「JR発足に前後して北海道では多くの路線が廃止になっており、“利用者が減れば廃止のリスクがある”ことはわかっていたんです。しかし、自治体はなかなか鉄道の利用促進策には取り組むことができなかった。これは、ほとんどの自治体が路線バスや都市間バスを運行するバス会社に対する財政支援を続けてきたから。バスに血税を投じるよそで一銭も払っていない民間会社であるJR北海道を利用しろとは、さすがに言えません」
この他にも、国や道、自治体も含めて鉄道の維持や利用促進よりも高規格道路網の整備を優先してきたという事情もある。結果、JR北海道の問題からはほとんどの人が目を背け、さらにJR側も来たるべき危機を想定して自治体との関係を強化することもおざなりにしてきたことで、“経営危機”という爆弾が爆発してしまったというわけだ。

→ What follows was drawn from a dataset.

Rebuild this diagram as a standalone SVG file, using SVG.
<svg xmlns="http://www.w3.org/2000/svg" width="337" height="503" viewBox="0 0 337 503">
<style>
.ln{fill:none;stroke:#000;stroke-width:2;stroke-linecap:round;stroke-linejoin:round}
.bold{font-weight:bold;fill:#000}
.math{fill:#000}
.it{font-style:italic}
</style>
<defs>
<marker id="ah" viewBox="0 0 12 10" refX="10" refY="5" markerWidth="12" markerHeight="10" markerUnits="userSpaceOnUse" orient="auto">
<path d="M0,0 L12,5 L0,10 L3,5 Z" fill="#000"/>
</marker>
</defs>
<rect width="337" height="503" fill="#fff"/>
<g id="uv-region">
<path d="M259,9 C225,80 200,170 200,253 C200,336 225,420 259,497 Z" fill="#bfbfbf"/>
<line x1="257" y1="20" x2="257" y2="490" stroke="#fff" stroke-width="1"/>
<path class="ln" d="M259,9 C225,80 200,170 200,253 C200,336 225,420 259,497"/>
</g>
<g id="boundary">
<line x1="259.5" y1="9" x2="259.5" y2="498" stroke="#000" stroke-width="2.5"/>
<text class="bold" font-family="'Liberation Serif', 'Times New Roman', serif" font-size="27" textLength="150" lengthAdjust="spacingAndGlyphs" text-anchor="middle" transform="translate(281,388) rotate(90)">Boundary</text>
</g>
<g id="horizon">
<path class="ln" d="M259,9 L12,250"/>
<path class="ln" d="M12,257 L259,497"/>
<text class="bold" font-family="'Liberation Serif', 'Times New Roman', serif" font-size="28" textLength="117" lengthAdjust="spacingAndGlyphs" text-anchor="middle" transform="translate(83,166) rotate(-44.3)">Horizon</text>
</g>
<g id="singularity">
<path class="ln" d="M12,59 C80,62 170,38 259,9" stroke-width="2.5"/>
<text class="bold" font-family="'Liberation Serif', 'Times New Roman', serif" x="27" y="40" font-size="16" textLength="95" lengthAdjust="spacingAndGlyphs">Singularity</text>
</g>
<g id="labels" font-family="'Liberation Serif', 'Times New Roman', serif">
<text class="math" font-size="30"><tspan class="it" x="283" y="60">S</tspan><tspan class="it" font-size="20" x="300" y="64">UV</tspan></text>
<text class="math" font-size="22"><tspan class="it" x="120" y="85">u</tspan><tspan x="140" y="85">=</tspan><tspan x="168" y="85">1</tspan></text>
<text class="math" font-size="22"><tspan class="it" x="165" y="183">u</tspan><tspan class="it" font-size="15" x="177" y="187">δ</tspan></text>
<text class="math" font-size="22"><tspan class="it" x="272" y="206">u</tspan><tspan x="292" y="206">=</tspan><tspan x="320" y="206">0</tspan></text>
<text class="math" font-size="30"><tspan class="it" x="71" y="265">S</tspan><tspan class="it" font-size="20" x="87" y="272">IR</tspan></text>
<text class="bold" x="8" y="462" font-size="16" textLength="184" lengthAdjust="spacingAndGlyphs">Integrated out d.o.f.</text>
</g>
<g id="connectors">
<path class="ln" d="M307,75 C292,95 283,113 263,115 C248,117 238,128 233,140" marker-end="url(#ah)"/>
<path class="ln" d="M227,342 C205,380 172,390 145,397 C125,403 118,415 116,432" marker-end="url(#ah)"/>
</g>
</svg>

“日本一の秘境駅”として知られる小幌駅を抱える豊浦町や、糠南駅・下沼駅など複数の秘境駅を持つ幌延町などでは、駅を廃止から守るべく、町が維持コストを負担している例もある。こうした自治体からは「こういう状況になる前に相談があれば。もっと早くから地域と一緒に考えていれば手の打ちようもあったのに」という声も上がる。
本州でも利用者の減少で廃止の危機にさらされている路線は少なくない。ただ、JR東日本の只見線のように沿線自治体が施設を保有して運行だけをJRに任せる“公有民営による上下分離”に踏み切って存続を図るケースも増えてきた。財政負担は軽くはないが、駅などの施設を保有することで観光誘致など機動力のある対応がしやすくなり、地域全体にメリットがあるという判断によるものだ。
まだ目立った成果が出ているとは言えないが、少なくとも廃線問題のひとつの処方箋であることは間違いない。しかし、北海道の自治体からは積極的にJRの経営・運営に関与することすら拒否し、「他人任せ」の姿勢しか見えてこない。
前出のジャーナリストは言う。
「最終的には国の支援しかないでしょう。ですが、国の支援ということは北海道だけでなく全国民の問題になる。JR北海道はもちろん、協議すら拒否する自治体や他人事の態度に終始する道の姿勢が理解を得られるとは思えません」
しばしば鉄道ファンがブチ上げる「乗って残そうローカル線」の旗印も、北海道のローカル線はその次元を超えている。
もはや、高橋知事の言うとおりにJR北海道が“自助努力“によって大赤字路線をバッサリ切り捨てるという荒業に出るしか、解決の糸口は見えないのであろうか……。